--- start of Entries ---

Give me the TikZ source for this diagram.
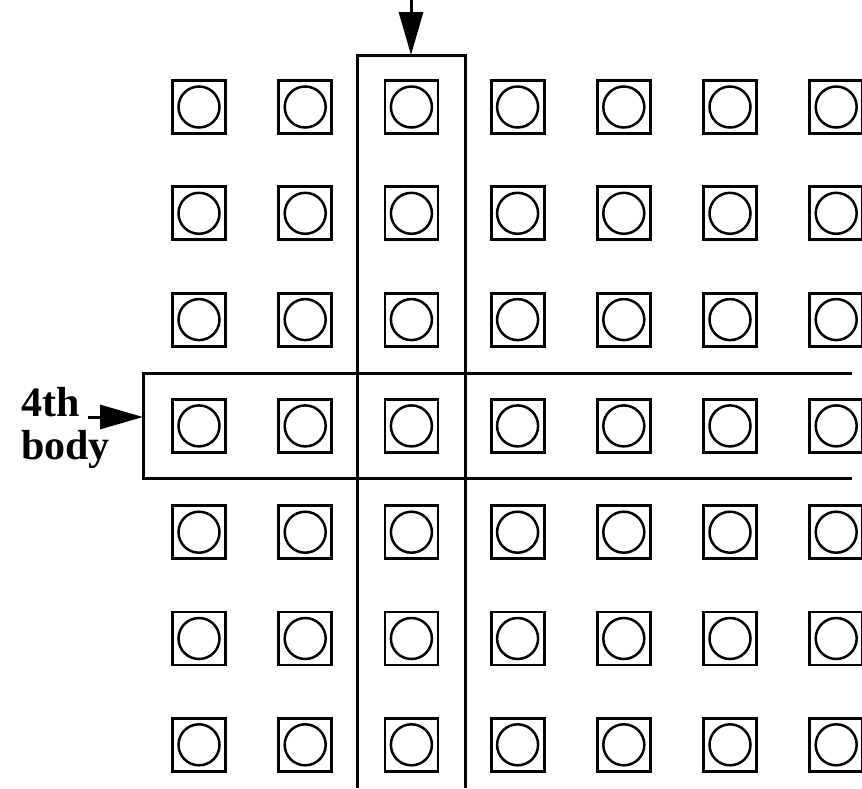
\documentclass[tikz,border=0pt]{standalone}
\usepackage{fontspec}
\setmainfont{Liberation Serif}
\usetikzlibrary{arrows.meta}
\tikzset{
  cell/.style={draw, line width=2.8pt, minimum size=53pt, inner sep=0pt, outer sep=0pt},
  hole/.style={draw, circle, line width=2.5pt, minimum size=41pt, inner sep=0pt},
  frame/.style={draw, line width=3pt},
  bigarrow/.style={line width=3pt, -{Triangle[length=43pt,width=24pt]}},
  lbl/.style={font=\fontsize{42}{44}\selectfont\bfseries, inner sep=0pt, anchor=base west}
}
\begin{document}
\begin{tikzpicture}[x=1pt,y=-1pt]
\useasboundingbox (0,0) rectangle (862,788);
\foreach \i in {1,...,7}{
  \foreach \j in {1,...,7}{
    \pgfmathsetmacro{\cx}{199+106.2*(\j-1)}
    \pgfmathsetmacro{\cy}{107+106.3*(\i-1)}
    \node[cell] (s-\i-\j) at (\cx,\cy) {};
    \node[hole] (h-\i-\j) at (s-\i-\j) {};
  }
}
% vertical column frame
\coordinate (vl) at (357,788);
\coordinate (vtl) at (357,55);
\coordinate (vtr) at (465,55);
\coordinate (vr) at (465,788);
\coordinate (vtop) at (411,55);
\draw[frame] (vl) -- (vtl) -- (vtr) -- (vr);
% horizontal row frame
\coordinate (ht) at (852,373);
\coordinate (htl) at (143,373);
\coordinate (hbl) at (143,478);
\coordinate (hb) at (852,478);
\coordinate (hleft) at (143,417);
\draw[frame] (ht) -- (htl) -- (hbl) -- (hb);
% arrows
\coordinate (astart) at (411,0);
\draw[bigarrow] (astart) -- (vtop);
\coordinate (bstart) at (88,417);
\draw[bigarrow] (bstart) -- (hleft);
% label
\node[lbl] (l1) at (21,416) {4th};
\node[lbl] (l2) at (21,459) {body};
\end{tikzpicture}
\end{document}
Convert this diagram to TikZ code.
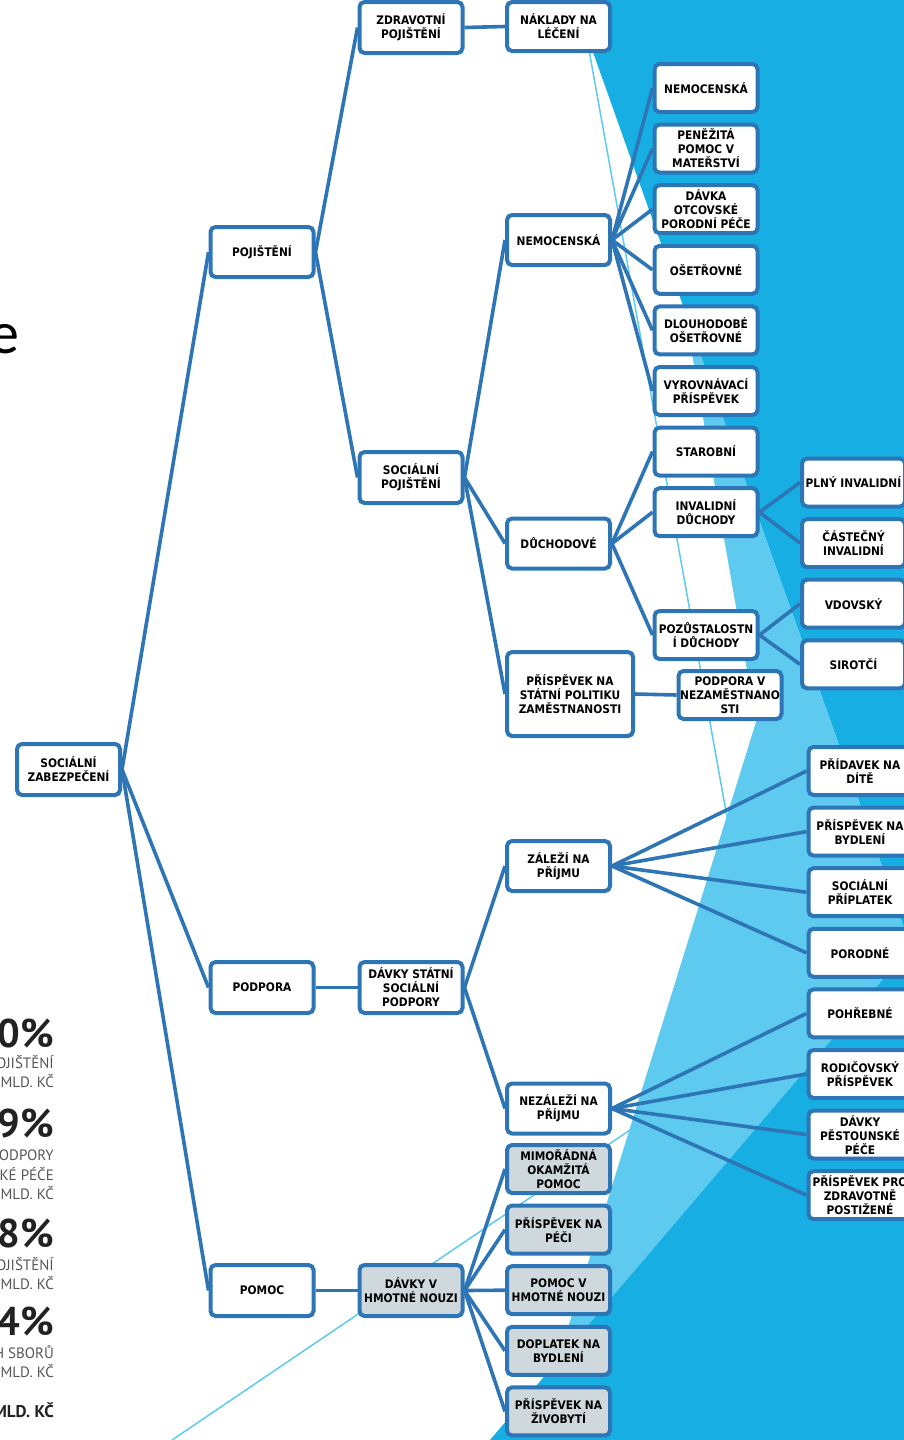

--- end of Entries ---

→ **What you should do**: Except for the pictures, print the data above exactly.

→ **Complete response**:
Give me the TikZ source for this diagram.
\documentclass[tikz,border=0pt]{standalone}
\usepackage{fontspec}
\setmainfont{Liberation Serif}
\usetikzlibrary{arrows.meta}
\tikzset{
  cell/.style={draw, line width=2.8pt, minimum size=53pt, inner sep=0pt, outer sep=0pt},
  hole/.style={draw, circle, line width=2.5pt, minimum size=41pt, inner sep=0pt},
  frame/.style={draw, line width=3pt},
  bigarrow/.style={line width=3pt, -{Triangle[length=43pt,width=24pt]}},
  lbl/.style={font=\fontsize{42}{44}\selectfont\bfseries, inner sep=0pt, anchor=base west}
}
\begin{document}
\begin{tikzpicture}[x=1pt,y=-1pt]
\useasboundingbox (0,0) rectangle (862,788);
\foreach \i in {1,...,7}{
  \foreach \j in {1,...,7}{
    \pgfmathsetmacro{\cx}{199+106.2*(\j-1)}
    \pgfmathsetmacro{\cy}{107+106.3*(\i-1)}
    \node[cell] (s-\i-\j) at (\cx,\cy) {};
    \node[hole] (h-\i-\j) at (s-\i-\j) {};
  }
}
% vertical column frame
\coordinate (vl) at (357,788);
\coordinate (vtl) at (357,55);
\coordinate (vtr) at (465,55);
\coordinate (vr) at (465,788);
\coordinate (vtop) at (411,55);
\draw[frame] (vl) -- (vtl) -- (vtr) -- (vr);
% horizontal row frame
\coordinate (ht) at (852,373);
\coordinate (htl) at (143,373);
\coordinate (hbl) at (143,478);
\coordinate (hb) at (852,478);
\coordinate (hleft) at (143,417);
\draw[frame] (ht) -- (htl) -- (hbl) -- (hb);
% arrows
\coordinate (astart) at (411,0);
\draw[bigarrow] (astart) -- (vtop);
\coordinate (bstart) at (88,417);
\draw[bigarrow] (bstart) -- (hleft);
% label
\node[lbl] (l1) at (21,416) {4th};
\node[lbl] (l2) at (21,459) {body};
\end{tikzpicture}
\end{document}
Convert this diagram to TikZ code.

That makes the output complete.